The humanities student would, probably, appreciate M's examples and programming tasks, which do focus on areas of concern to humanities fields. He doesn't, for example, spend a lot of time discussing how to optimize sorting algorithms or to find all the prime numbers between 2 and 10,000.

In short, this book might be exactly what is needed for some courses or readers, but while I might draw on it for specific examples or assignments, I don't plan to use it in my classroom.

Two non-DH focused books that I recommend

The above books all are aimed specifically at digital humanities. But if you are looking for a general intro to python and programming, I recommend the following two books.
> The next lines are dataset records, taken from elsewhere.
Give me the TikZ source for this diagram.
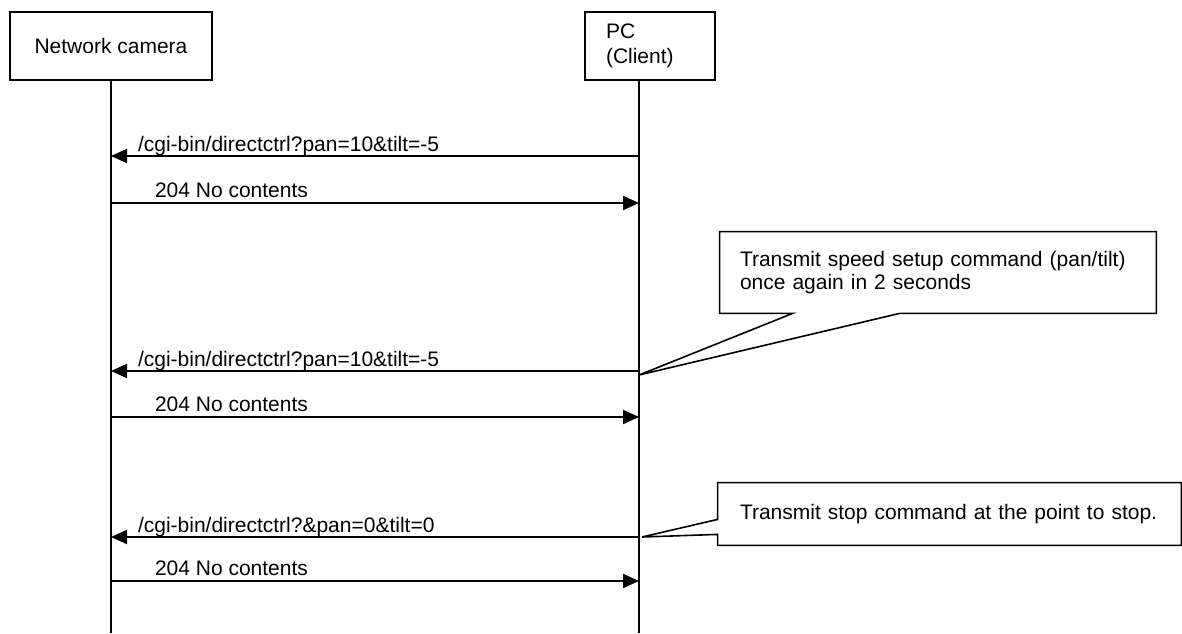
\documentclass[tikz,border=0pt]{standalone}
\usepackage{fontspec}
\setmainfont{Liberation Sans}
\usetikzlibrary{arrows.meta,positioning,calc}
\tikzset{
  actor/.style = {draw=black, line width=0.8pt, inner sep=0pt,
    font=\fontsize{10.5pt}{12.5pt}\selectfont},% participant box
  life/.style = {draw=black, line width=0.8pt},% lifeline
  msg/.style = {draw=black, line width=1pt,
    -{Triangle[length=8pt,width=7pt]}},% message arrow
  lbl/.style = {inner sep=0pt, anchor=base west,
    font=\fontsize{10.5pt}{12.5pt}\selectfont},% message text
  note/.style = {inner sep=0pt, align=left,
    font=\fontsize{10.5pt}{11.5pt}\selectfont},% callout text
  balloon/.style = {draw=black, line width=0.8pt, line join=miter}% callout outline
}

\begin{document}
\begin{tikzpicture}[x=0.5pt,y=-0.5pt]
\useasboundingbox (0,0) rectangle (1182,633);
% participants
\node [actor, minimum width=101pt, minimum height=34pt] (cam) at (111,46) {Network camera};
\node [actor, minimum width=65pt, minimum height=34pt, align=left,
  text width=44pt] (pc) at (650,46) {PC\\(Client)};
\coordinate (camEnd) at (111,633);
\coordinate (pcEnd) at (639,633);
\draw [life] (cam.south) -- (camEnd);
\draw [life] (pcEnd |- pc.south) -- (pcEnd);
% message levels
\foreach \n/\y in {1/156,2/203,3/371,4/417,5/537,6/581} {
  \coordinate (c\n) at (camEnd |- 0,\y);
  \coordinate (p\n) at (pcEnd |- 0,\y);
}
\draw [msg] (p1) -- (c1) node [lbl, pos=1, xshift=13pt, yshift=2.5pt] {/cgi-bin/directctrl?pan=10\&tilt=-5};
\draw [msg] (c2) -- (p2) node [lbl, pos=0, xshift=21.5pt, yshift=3pt] {204 No contents};
\draw [msg] (p3) -- (c3) node [lbl, pos=1, xshift=13pt, yshift=2.5pt] {/cgi-bin/directctrl?pan=10\&tilt=-5};
\draw [msg] (c4) -- (p4) node [lbl, pos=0, xshift=21.5pt, yshift=3pt] {204 No contents};
\draw [msg] (p5) -- (c5) node [lbl, pos=1, xshift=13pt, yshift=2.5pt] {/cgi-bin/directctrl?\&pan=0\&tilt=0};
\draw [msg] (c6) -- (p6) node [lbl, pos=0, xshift=21.5pt, yshift=3pt] {204 No contents};
% callouts
\node [note, minimum width=218pt, minimum height=40.5pt, text width=198pt]
  (note1) at (938,272.5) {Transmit speed setup command (pan/tilt)\\once again in 2 seconds};
\coordinate (tip1) at (pcEnd |- 0,375);
\draw [balloon] (note1.north west) -- (note1.north east) -- (note1.south east)
  -- ($(note1.south west)+(180,0)$) -- (tip1) -- ($(note1.south west)+(73,0)$)
  -- (note1.south west) -- cycle;
\node [note, minimum width=231.5pt, minimum height=31pt, text width=209.5pt]
  (note2) at (949.5,514) {Transmit stop command at the point to stop.};
\coordinate (tip2) at ($(p5)+(3,0)$);
\draw [balloon] (note2.north west) -- (note2.north east) -- (note2.south east)
  -- (note2.south west) -- ($(note2.south west)+(0,-11)$) -- (tip2)
  -- ($(note2.south west)+(0,-26)$) -- cycle;
\end{tikzpicture}
\end{document}
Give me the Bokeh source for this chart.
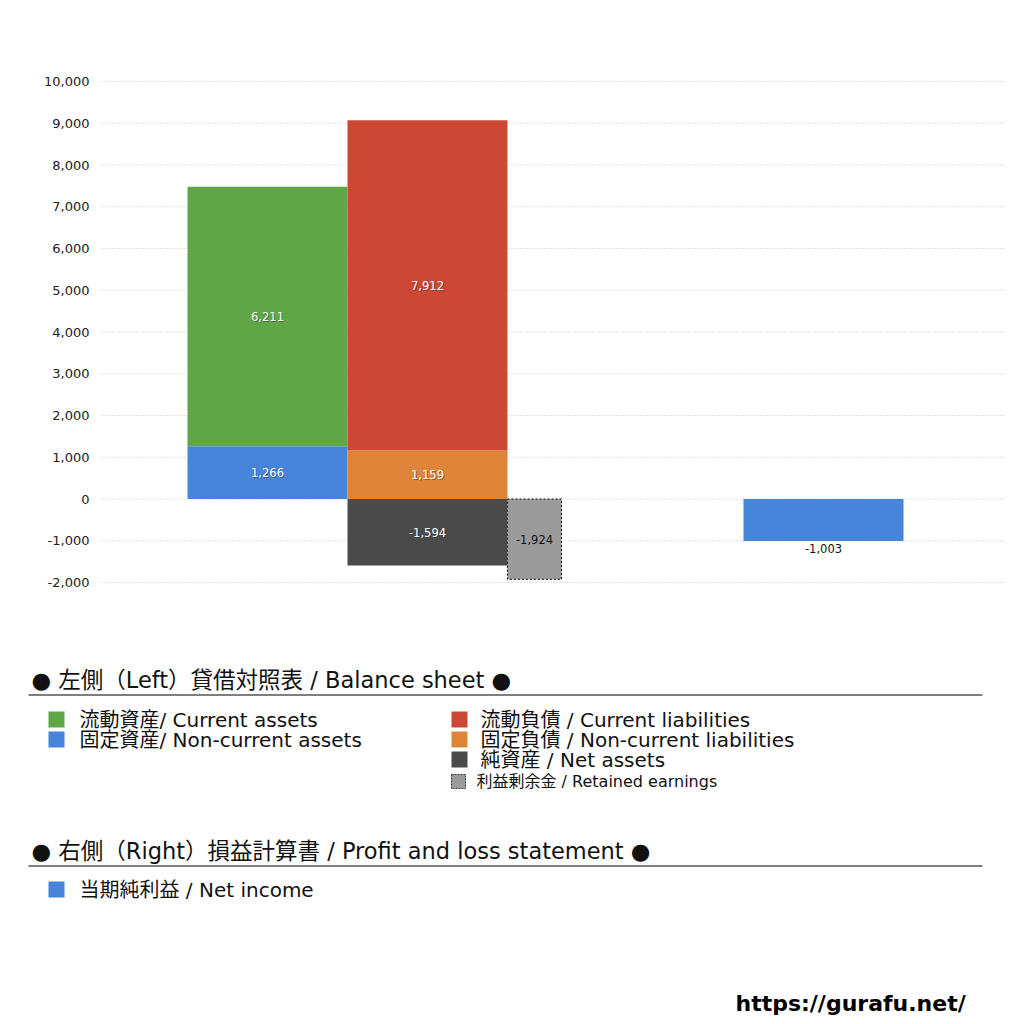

Sweigart, Automate the Boring Stuff with Python (No starch press, 2nd ed, 2019) $24

I found Sweigart's text first on the web, where he publishes it for free. But I found it so helpful that I wanted to get him some royalties, so I bought the book, too. The decision was made easier by the book's reasonable price!

Sweigart provides an excellent general introduction to programming, as well as more specialized discussions about how to use Python to read / process Excel, Word, PDF, and other documents. He also explains how to access Google sheets / docs, web-scraping, and provides examples of how you could use python to, indeed, "automate the boring stuff."

Matthes, Python Crash Course (No starch press, 2nd ed, 2019; 3rd ed, 2023) ($21.49)

Some Redditors complained that Sweigart is less orderly in his presentation of Python and recommended Matthes' book. This may be a valid criticism: S doesn't, for example, discuss classes at all. To be fair, none of the DH-focused books do either: classes are probably more useful for folks who are writing the applications that DH-users will use!

M provides a concise and thorough introduction to python, followed by several projects. These are things like a space-invaders type game, visualizing data with Matplotlib, and creating a web application.